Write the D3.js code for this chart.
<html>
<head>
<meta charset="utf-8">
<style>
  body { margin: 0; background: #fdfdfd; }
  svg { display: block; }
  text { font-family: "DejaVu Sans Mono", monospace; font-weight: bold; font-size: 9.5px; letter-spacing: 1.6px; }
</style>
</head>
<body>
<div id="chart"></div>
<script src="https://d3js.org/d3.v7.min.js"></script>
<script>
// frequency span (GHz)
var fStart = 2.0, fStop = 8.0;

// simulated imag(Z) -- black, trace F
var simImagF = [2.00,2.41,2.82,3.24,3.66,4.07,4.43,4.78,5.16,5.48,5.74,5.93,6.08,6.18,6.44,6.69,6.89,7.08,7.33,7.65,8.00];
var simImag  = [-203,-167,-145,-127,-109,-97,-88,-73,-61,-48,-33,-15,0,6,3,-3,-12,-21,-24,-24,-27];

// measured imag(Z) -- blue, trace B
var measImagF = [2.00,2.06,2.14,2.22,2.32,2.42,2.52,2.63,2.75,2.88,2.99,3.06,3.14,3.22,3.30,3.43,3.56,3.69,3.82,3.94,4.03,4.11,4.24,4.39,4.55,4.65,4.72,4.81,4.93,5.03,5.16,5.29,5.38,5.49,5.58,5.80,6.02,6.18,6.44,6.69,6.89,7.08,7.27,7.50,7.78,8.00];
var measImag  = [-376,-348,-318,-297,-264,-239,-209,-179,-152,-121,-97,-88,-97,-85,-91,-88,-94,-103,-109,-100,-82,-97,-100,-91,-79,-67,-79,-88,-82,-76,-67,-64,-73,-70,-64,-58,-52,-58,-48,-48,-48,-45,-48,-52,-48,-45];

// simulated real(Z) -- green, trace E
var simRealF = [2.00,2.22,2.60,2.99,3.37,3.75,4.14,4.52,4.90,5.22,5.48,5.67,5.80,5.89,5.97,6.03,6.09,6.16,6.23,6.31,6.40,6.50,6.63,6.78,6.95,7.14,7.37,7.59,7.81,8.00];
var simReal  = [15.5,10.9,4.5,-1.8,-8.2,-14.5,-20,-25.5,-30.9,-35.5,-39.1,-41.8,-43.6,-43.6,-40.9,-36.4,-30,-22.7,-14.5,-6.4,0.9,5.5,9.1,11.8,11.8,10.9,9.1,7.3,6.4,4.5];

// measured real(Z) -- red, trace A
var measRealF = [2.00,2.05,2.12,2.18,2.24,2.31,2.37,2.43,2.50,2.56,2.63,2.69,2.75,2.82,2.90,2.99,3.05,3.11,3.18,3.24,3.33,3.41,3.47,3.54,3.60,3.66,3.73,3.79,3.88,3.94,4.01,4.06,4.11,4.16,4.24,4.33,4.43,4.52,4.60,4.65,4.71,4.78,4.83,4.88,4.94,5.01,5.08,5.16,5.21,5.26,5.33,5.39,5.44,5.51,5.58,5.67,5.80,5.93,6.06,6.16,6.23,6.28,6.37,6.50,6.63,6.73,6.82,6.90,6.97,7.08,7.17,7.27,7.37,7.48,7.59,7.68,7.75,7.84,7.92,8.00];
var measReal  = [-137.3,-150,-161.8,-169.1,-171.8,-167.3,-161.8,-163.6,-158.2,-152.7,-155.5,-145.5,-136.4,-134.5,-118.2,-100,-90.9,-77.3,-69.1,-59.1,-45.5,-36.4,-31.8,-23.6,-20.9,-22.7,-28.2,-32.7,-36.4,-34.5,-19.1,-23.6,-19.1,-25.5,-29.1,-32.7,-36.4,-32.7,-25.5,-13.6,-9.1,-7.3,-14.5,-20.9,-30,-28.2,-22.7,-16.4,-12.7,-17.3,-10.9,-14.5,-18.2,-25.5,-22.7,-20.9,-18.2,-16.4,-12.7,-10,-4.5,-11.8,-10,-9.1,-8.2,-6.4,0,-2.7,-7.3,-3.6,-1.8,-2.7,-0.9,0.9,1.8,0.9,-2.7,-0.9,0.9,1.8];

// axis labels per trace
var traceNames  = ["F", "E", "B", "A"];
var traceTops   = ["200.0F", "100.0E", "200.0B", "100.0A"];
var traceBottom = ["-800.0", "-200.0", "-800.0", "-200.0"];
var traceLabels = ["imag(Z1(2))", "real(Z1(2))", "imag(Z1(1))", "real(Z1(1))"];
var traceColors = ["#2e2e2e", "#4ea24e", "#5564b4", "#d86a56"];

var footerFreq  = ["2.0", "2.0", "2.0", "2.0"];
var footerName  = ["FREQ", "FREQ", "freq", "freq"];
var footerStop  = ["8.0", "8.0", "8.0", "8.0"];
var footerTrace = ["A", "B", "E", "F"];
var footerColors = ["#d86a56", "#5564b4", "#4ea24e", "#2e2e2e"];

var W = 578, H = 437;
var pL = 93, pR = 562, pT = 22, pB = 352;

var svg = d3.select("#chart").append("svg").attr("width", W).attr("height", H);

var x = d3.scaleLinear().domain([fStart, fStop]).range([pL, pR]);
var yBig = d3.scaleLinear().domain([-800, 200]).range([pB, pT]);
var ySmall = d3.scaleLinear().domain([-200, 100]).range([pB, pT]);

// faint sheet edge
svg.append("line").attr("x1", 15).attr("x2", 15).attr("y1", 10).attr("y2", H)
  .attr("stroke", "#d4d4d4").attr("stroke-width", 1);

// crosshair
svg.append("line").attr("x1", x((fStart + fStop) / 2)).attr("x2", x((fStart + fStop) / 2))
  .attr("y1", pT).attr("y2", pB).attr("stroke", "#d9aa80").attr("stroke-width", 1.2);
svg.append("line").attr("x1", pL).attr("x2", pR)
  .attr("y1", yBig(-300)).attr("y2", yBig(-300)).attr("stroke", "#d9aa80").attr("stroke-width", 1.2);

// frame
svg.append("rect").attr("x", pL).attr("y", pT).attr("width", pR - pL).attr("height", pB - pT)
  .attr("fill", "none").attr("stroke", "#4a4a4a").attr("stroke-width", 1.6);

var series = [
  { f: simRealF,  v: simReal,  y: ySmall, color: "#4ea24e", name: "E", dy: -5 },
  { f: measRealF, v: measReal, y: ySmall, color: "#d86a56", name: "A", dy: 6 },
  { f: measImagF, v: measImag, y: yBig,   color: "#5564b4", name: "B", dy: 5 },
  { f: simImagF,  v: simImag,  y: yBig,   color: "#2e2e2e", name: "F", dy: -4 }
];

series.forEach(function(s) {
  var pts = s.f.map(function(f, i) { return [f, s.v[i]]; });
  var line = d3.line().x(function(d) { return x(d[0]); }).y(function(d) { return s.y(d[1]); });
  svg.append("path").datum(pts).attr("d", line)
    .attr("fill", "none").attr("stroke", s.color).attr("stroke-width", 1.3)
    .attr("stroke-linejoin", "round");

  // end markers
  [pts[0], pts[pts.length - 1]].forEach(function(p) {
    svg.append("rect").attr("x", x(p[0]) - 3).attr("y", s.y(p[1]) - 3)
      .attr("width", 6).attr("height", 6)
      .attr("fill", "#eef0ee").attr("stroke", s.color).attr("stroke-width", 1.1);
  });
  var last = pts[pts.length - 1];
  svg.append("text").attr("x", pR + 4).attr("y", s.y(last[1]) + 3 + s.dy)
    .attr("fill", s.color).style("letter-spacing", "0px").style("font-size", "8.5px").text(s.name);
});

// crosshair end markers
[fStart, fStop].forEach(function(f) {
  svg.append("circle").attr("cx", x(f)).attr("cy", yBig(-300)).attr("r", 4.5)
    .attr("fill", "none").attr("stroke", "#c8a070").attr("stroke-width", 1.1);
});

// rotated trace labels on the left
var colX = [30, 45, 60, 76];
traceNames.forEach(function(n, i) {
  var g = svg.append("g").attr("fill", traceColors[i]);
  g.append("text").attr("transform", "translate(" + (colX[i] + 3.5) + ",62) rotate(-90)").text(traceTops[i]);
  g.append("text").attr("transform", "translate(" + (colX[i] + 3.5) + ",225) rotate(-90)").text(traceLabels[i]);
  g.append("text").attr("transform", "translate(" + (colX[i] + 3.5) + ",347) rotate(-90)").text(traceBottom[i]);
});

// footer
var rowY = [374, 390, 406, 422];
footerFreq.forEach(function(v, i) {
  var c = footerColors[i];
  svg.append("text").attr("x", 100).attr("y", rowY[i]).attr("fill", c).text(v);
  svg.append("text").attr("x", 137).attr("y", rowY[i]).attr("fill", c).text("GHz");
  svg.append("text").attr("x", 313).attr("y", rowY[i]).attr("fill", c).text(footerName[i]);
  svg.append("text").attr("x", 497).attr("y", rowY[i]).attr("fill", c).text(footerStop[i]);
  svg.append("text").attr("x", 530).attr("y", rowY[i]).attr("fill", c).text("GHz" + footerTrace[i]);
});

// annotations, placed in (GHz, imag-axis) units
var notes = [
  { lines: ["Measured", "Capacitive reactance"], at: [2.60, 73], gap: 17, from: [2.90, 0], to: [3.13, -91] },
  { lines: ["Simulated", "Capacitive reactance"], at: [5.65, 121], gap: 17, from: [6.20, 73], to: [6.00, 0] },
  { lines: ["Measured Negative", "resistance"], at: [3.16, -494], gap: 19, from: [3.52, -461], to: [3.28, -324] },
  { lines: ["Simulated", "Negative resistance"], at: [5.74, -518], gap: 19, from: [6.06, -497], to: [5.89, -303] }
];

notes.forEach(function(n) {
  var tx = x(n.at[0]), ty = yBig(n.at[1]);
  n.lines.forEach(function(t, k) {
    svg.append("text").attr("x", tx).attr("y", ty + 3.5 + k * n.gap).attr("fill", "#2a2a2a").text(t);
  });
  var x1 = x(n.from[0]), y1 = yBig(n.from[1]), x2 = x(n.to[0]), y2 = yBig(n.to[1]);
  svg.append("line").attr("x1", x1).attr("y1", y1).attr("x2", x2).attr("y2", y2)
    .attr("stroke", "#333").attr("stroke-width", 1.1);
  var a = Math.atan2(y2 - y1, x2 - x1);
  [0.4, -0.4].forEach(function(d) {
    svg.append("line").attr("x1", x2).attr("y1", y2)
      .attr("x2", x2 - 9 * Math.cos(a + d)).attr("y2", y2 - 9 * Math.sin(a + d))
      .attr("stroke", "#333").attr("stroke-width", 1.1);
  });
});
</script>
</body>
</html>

What is expected: Everything from the first line through the line containing "var fStart = 2.0, fStop = 8.0;" should be quoted exactly, and nothing beyond it.

Completed exercise:
Write the D3.js code for this chart.
<html>
<head>
<meta charset="utf-8">
<style>
  body { margin: 0; background: #fdfdfd; }
  svg { display: block; }
  text { font-family: "DejaVu Sans Mono", monospace; font-weight: bold; font-size: 9.5px; letter-spacing: 1.6px; }
</style>
</head>
<body>
<div id="chart"></div>
<script src="https://d3js.org/d3.v7.min.js"></script>
<script>
// frequency span (GHz)
var fStart = 2.0, fStop = 8.0;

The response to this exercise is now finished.